Allawi is promoted by the U.S. and British government for the upcoming December elections, because he fits Western image of the “educated technocrat” who serves Western interests at the expense of the Iraqi people. Allawi provides the best Arab façade of acting on behalf of his masters. Like his relative, Ahmed Chalabi, Allawi is a conman, committed crimes against the Iraqi state and the Iraqi people, and should be held accountable for his crimes.

Finally, democratic elections are illegitimate under foreign military occupation. The only way to a free, faire and democratic elections; is a free and sovereign Iraq. Democracy and freedom are not compatible with occupation and repression. The Iraqi people’s aspiration for freedom and democracy, and their rejection of the ongoing Occupation should be supported and emulated by all freedom-loving peoples.

Global Research Contribuitng Editor Ghali Hassan lives in Perth, Western Australia.

_________________________

From Al-Jazeera

Crowd pelts Allawi at shrine

Allawi promises to crack down on violence and religious militias

A crowd hurling shoes, stones and tomatoes has prompted Iyad Allawi, the former prime minister, to cut short a visit to Iraq's holiest Shia shrine during a campaign trip to the city of Najaf.

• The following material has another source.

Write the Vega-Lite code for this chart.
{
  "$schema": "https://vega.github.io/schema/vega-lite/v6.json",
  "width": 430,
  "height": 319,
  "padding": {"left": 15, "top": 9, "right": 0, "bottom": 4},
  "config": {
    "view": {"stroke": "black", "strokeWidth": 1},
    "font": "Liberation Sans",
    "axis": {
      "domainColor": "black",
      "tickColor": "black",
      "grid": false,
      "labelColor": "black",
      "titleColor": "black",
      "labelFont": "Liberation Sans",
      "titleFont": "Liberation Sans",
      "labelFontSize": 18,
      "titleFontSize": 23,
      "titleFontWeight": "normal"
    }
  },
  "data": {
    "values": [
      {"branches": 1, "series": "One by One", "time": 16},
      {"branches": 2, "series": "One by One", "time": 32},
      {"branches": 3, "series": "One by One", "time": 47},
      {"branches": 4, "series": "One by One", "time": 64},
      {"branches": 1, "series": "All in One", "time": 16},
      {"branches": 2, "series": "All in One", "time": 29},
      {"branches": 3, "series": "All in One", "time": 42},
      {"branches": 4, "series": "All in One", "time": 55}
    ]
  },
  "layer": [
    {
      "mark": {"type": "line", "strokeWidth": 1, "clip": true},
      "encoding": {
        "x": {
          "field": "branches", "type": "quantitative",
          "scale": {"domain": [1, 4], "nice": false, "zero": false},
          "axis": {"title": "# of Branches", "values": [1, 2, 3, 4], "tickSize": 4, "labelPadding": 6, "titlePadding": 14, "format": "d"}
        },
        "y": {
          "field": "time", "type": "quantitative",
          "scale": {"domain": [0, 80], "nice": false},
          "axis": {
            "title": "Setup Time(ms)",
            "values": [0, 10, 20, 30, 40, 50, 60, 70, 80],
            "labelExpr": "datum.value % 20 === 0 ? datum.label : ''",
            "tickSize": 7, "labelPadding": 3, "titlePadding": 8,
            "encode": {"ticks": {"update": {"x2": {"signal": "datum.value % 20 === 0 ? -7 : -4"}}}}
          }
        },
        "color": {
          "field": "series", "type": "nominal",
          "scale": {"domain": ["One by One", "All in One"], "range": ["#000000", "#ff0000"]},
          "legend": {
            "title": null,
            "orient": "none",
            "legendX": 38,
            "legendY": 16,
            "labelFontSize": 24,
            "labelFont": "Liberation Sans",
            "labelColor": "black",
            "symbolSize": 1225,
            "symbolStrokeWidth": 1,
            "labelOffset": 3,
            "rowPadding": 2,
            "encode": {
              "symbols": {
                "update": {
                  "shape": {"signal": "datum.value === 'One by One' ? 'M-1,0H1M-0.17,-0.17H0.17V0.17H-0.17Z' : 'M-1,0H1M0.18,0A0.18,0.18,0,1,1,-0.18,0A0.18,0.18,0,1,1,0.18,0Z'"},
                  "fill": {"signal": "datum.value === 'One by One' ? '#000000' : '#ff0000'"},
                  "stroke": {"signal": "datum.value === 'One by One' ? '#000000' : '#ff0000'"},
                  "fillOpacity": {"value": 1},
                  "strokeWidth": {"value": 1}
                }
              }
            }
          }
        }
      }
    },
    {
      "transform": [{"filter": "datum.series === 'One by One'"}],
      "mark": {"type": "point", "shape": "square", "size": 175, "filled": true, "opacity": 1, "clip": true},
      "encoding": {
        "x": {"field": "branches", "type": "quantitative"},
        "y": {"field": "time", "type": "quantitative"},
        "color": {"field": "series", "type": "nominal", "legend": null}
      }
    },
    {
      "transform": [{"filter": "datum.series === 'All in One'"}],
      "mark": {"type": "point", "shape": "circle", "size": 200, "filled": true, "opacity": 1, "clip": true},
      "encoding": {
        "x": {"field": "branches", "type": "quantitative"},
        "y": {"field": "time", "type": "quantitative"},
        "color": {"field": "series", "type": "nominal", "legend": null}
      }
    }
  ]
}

A spokeswoman for Allawi, a secular Shia, said she had no information on the incident but confirmed that Allawi, who is challenging the ruling Shia Islamist Alliance bloc at next week's parliamentary election, had been in Najaf on Sunday.

A police captain, speaking on condition of anonymity, said a large crowd of worshippers at the Imam Ali mosque hurled sandals and shoes at Allawi - a grave insult in the Iraqi culture.

A second police officer said some of Allawi's bodyguards fired in the air to disperse the crowd that threw stones, sticks, tomatoes and other projectiles at him. Police intervened to break up the disturbance, he said.

Al-Sadr supporters

Al-Sadr supporters were said to be responsible for the attack in Najaf

Both policemen said they believed that supporters of Muqtada al-Sadr, the Shia cleric, were responsible for the disturbances, though evidence for this was unclear.

"When Allawi entered the shrine, a few people, believed to be Sadrists, picked up batons and threatened to attack him," the police captain said.

"His American and Iraqi guards fired in the air when everyone started throwing shoes and sandals at him."

Other witnesses were unclear as to how far armed bodyguards had accompanied Allawi into the shrine, or whether he was accompanied by Westerners, normally barred from such places.

Just after the US invasion of Iraq, in April 2003, a leading Shia cleric was killed in the Imam Ali shrine in circumstances that remain in dispute.

Campaign heats up

On Saturday, Allawi, whose promises to crack down on violence and religious militias have won backing across Iraq's sectarian divide, traded accusations with the ruling Islamists as the campaign heats up for the parliamentary vote on 15 December.

Allawi, who spent 30 years in exile working partly with British and US intelligence after breaking with Saddam Hussein and his Baath party, was named prime minister in mid-2004 by US occupation authorities.

He stepped down in April after an election in January gave a majority to his Islamist rivals.